Video Feature extraction using ResNet3D pre-trained model

Dear all,
i’m new in Pytorch and i need to use ResNet 3D pre-trained model for video classification,
in Tensorflow it’s just remove classify layer and create new head with custom classes and train the model.
someone have an idea or tutoriels how to do this with Pytorch?
thanks for advance :slight_smile:

Hello,
you could do it as follows -

pretrained_model = torchvision.models.video.r3d_18(pretrained=True)
modules = list(pretrained_model.modules())

pretrained_sequential = nn.Sequential()

for _, module in enumerate(modules):
    pretrained_sequential.add_module('module' + str(_), module)

You can decide up to what layer you want to add into to your sequential block. For that you might want to see how ResNet3D is implemented in torchvision

i think it is necessary that remove last layer(classify) before add sequential (new head)?
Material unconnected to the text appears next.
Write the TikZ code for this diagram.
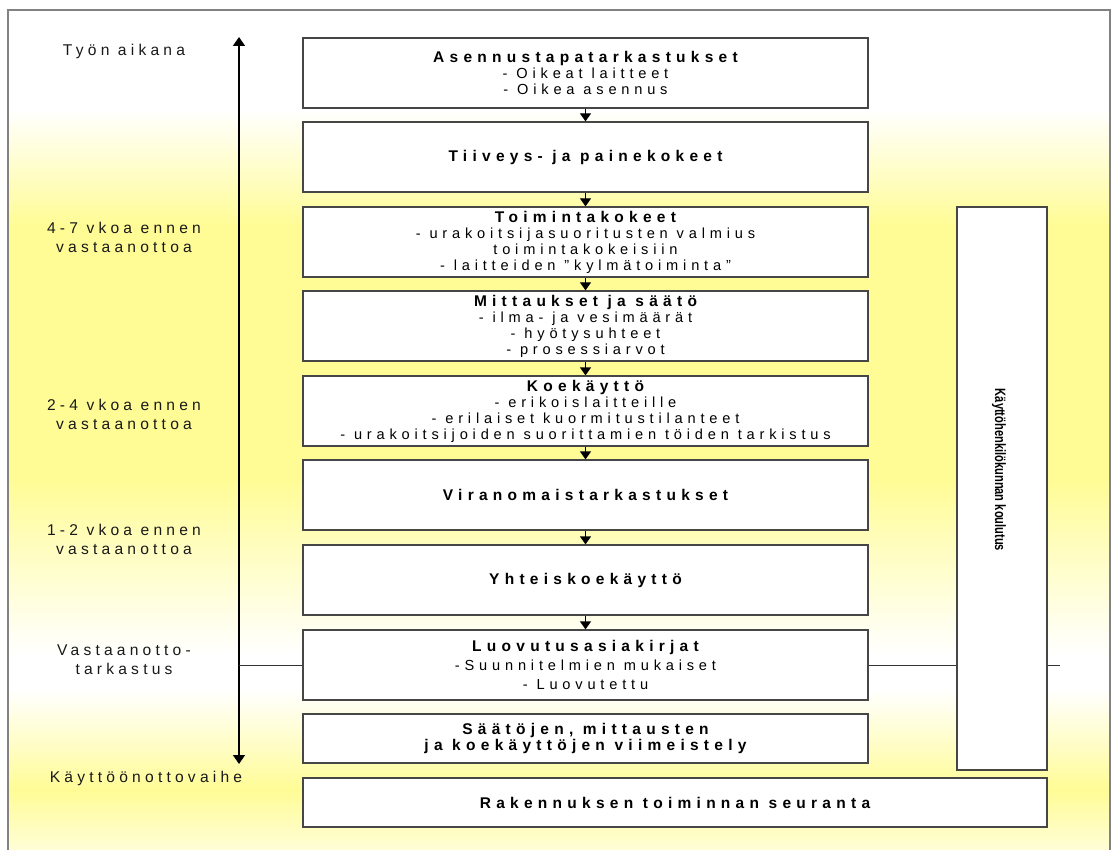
\documentclass[tikz,border=0pt]{standalone}
\usepackage{fontspec}
\setmainfont{Liberation Sans}[LetterSpace=33]
\newfontfamily\narrowfont{Liberation Sans}
\newfontfamily\lblfont{Liberation Sans}[LetterSpace=27]
\newfontfamily\hdfont{Liberation Sans}[LetterSpace=34]
\newcommand{\hd}[1]{{\hdfont\fontsize{15.5}{16}\selectfont\bfseries #1}}
\usetikzlibrary{arrows.meta}
\definecolor{ylw}{RGB}{255,252,150}
\definecolor{pale}{RGB}{255,254,215}
\definecolor{boxline}{RGB}{70,70,70}
\definecolor{framegray}{RGB}{130,130,130}
\tikzset{
  box/.style={draw=boxline, line width=1.3pt, fill=white, minimum width=565pt, minimum height=70pt, align=center, inner sep=2pt, font=\fontsize{14.6}{16}\selectfont},
  lbl/.style={align=center, font=\lblfont\fontsize{15.6}{19}\selectfont, text=black!90},
  conn/.style={line width=1.3pt, -{Triangle[width=11pt,length=8pt]}},
  mainarrow/.style={line width=1.5pt, {Triangle[width=12pt,length=9pt]}-{Triangle[width=12pt,length=9pt]}},
  thin/.style={line width=0.8pt, draw=black!80}
}
\begin{document}
\begin{tikzpicture}[x=1pt,y=-1pt]
\useasboundingbox (0,0) rectangle (1111,850);
% background
\fill[white] (0,0) rectangle (1111,850);
\fill[white] (8,10) rectangle (1110,110);
\shade[top color=white,bottom color=ylw] (8,110) rectangle (1110,225);
\fill[ylw] (8,224.5) rectangle (1110,480);
\shade[top color=ylw,bottom color=white] (8,479.5) rectangle (1110,655);
\fill[white] (8,654.5) rectangle (1110,690);
\shade[top color=white,bottom color=ylw] (8,689.5) rectangle (1110,790);
\shade[top color=ylw,bottom color=pale] (8,789.5) rectangle (1110,850);
\draw[framegray, line width=1.3pt] (8,852) -- (8,10) -- (1110,10) -- (1110,852);

% boxes
\node[box] (b1) at (585.5,73) {\hd{Asennustapatarkastukset}\\- Oikeat laitteet\\- Oikea asennus};
\node[box] (b2) at (585.5,157) {\hd{Tiiveys- ja painekokeet}};
\node[box] (b3) at (585.5,242) {\hd{Toimintakokeet}\\- urakoitsijasuoritusten valmius\\toimintakokeisiin\\- laitteiden "kylmätoiminta"};
\node[box] (b4) at (585.5,326) {\hd{Mittaukset ja säätö}\\- ilma- ja vesimäärät\\- hyötysuhteet\\- prosessiarvot};
\node[box] (b5) at (585.5,411) {\hd{Koekäyttö}\\- erikoislaitteille\\- erilaiset kuormitustilanteet\\- urakoitsijoiden suorittamien töiden tarkistus};
\node[box] (b6) at (585.5,495) {\hd{Viranomaistarkastukset}};
\node[box] (b7) at (585.5,580) {\hd{Yhteiskoekäyttö}};
\node[box] (b8) at (585.5,665) {\hd{Luovutusasiakirjat}\\[3.5pt]-Suunnitelmien mukaiset\\[3pt]- Luovutettu};
\node[box, minimum height=49pt] (b9) at (585.5,738.5) {\hd{Säätöjen, mittausten}\\\hd{ja koekäyttöjen viimeistely}};
\node[box, minimum width=744pt, minimum height=49pt] (b10) at (675,802.5) {\hd{Rakennuksen toiminnan seuranta}};
\node[box, minimum width=90pt, minimum height=563pt] (rb) at (1002,488.5) {};
\node[rotate=-90, inner sep=0pt] (rbt) at (999,470) {\scalebox{0.74}[1]{\narrowfont\fontsize{15}{18}\selectfont\bfseries Käyttöhenkilökunnan koulutus}};

% connectors between boxes
\draw[conn] (b1.south) -- (b2.north);
\draw[conn] (b2.south) -- (b3.north);
\draw[conn] (b3.south) -- (b4.north);
\draw[conn] (b4.south) -- (b5.north);
\draw[conn] (b5.south) -- (b6.north);
\draw[conn] (b6.south) -- (b7.north);
\draw[conn] (b7.south) -- (b8.north);

% timeline
\coordinate (atop) at (239,37);
\coordinate (abot) at (239,764);
\draw[mainarrow] (atop) -- (abot);
\coordinate (hl) at (239,665);
\coordinate (hr) at (1060,665);
\draw[thin] (hl) -- (b8.west);
\draw[thin] (b8.east) -- (rb.west |- b8.east);
\draw[thin] (rb.east |- b8.east) -- (hr);

% left labels
\node[lbl] (l1) at (124,51) {Työn aikana};
\node[lbl] (l2) at (124,237) {4-7 vkoa ennen\\vastaanottoa};
\node[lbl] (l3) at (124,414) {2-4 vkoa ennen\\vastaanottoa};
\node[lbl] (l4) at (124,539) {1-2 vkoa ennen\\vastaanottoa};
\node[lbl] (l5) at (124,660) {Vastaanotto-\\tarkastus};
\node[lbl] (l6) at (146,778) {Käyttöönottovaihe};
\end{tikzpicture}
\end{document}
When you use the .modueles() method, you get a list of all the modules present in the network, it is then up to you which ones you want to keep and which ones you don’t. You can check the implementation of the model or simply print the list to see what all is present.

Yes the last layer is a classification one and if you want to add another convolution block, you might have to remove it.

Otherwise it is not compulsory to remove it, for example, you could add another linear layer on top of the classification layer.